:: Work to complete ::
Wherever the word "this" appears in the entries, copy the whole line.

Code that draws figures:
## start
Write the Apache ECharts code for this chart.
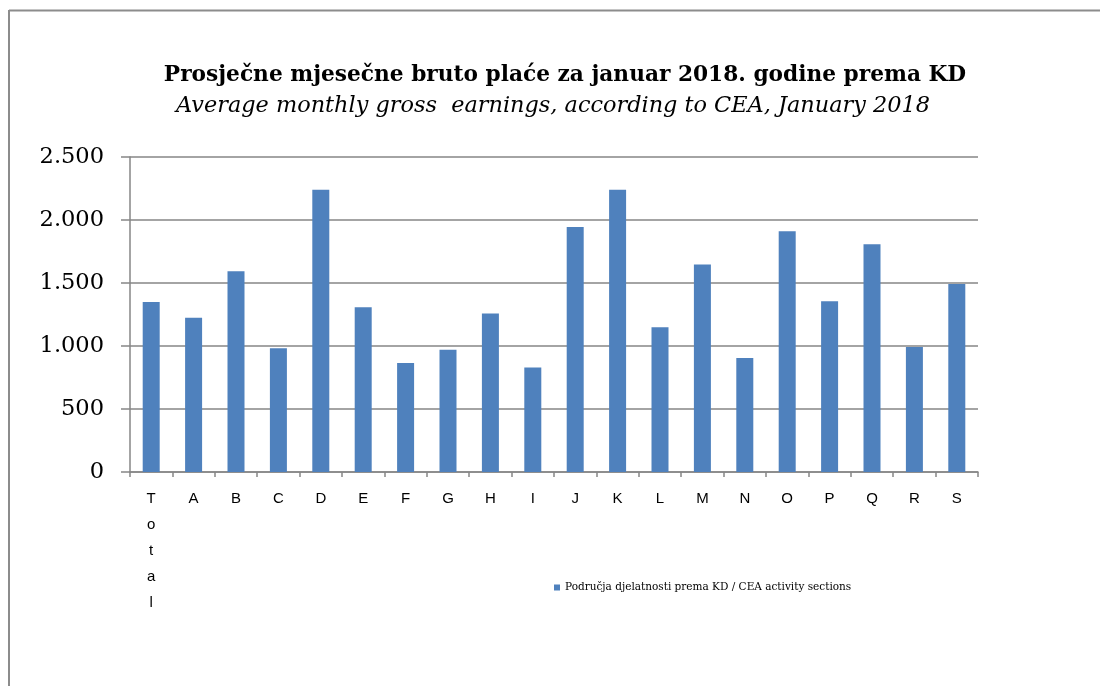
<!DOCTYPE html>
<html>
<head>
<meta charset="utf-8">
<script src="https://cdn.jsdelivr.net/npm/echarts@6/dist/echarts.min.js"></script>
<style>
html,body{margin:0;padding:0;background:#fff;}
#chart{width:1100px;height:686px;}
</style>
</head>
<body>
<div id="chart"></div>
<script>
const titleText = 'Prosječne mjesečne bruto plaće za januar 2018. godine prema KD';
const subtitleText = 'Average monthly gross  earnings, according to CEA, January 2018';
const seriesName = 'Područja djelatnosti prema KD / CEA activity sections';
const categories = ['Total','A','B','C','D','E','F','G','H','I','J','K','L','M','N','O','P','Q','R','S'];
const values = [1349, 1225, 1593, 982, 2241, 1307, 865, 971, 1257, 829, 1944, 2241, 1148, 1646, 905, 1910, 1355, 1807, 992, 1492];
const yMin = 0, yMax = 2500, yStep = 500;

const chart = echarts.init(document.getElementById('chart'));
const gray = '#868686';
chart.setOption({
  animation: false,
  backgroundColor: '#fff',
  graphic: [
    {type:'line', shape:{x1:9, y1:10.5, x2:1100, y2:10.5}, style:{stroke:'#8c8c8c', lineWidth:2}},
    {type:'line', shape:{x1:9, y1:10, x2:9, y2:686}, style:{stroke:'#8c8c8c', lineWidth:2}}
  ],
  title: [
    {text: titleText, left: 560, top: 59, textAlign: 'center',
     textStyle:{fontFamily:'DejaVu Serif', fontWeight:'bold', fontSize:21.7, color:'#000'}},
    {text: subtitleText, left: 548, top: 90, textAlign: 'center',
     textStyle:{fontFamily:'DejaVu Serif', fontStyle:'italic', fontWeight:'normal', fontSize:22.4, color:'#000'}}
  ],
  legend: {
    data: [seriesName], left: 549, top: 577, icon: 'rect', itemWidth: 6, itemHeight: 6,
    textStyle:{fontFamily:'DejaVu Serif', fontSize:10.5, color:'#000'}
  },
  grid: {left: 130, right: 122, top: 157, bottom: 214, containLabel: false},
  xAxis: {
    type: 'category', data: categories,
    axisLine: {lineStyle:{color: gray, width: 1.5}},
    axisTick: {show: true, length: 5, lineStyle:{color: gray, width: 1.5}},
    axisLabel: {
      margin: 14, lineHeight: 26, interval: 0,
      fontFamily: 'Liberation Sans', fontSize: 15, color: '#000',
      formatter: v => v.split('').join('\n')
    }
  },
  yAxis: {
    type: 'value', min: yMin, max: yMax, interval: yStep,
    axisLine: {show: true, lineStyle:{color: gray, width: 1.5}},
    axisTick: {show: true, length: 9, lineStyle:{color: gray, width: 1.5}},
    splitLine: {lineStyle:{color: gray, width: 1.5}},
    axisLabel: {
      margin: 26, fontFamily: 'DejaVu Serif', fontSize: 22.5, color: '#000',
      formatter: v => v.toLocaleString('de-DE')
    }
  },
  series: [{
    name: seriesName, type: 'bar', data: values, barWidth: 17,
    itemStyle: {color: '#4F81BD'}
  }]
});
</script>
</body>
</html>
## end
## start
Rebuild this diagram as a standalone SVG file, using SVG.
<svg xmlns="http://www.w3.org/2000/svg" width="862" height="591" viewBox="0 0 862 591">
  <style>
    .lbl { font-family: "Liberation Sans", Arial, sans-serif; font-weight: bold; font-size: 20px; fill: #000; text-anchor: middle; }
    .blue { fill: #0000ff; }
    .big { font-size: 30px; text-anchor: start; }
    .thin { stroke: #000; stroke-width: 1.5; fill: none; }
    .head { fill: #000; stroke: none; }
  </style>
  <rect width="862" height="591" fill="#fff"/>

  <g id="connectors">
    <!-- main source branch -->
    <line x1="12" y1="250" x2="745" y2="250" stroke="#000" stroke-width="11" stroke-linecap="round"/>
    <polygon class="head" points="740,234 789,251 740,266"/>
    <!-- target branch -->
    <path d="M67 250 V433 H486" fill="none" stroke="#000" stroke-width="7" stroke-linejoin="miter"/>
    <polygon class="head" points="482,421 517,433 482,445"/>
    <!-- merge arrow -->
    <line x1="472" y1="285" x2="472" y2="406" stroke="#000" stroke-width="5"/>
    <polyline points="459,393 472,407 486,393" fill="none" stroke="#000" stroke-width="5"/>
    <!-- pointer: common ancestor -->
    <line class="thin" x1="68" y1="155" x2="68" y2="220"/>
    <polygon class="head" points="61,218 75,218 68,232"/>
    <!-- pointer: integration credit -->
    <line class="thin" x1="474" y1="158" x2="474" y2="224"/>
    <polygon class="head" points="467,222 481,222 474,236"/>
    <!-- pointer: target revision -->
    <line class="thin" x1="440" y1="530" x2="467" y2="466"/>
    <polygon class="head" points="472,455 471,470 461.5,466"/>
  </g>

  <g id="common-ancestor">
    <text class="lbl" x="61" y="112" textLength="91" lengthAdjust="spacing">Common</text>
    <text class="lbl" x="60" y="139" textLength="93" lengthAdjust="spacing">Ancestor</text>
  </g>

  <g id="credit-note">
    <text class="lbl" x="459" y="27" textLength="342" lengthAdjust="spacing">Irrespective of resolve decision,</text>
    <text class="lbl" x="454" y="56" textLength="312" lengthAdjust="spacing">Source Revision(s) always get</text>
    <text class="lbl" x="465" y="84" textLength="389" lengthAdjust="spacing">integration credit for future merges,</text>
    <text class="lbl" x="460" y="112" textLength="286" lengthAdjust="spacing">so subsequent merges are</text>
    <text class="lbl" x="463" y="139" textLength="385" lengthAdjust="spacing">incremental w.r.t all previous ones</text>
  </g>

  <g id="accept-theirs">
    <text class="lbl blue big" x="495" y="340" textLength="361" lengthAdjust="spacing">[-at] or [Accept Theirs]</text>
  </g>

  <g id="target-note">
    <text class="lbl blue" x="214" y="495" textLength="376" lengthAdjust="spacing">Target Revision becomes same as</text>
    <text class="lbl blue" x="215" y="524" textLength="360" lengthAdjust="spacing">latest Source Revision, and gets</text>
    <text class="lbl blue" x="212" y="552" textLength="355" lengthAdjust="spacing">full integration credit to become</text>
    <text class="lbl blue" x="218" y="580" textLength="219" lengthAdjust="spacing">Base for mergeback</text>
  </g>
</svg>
## end
:: Exercise response ::
Write the Apache ECharts code for this chart.
Rebuild this diagram as a standalone SVG file, using SVG.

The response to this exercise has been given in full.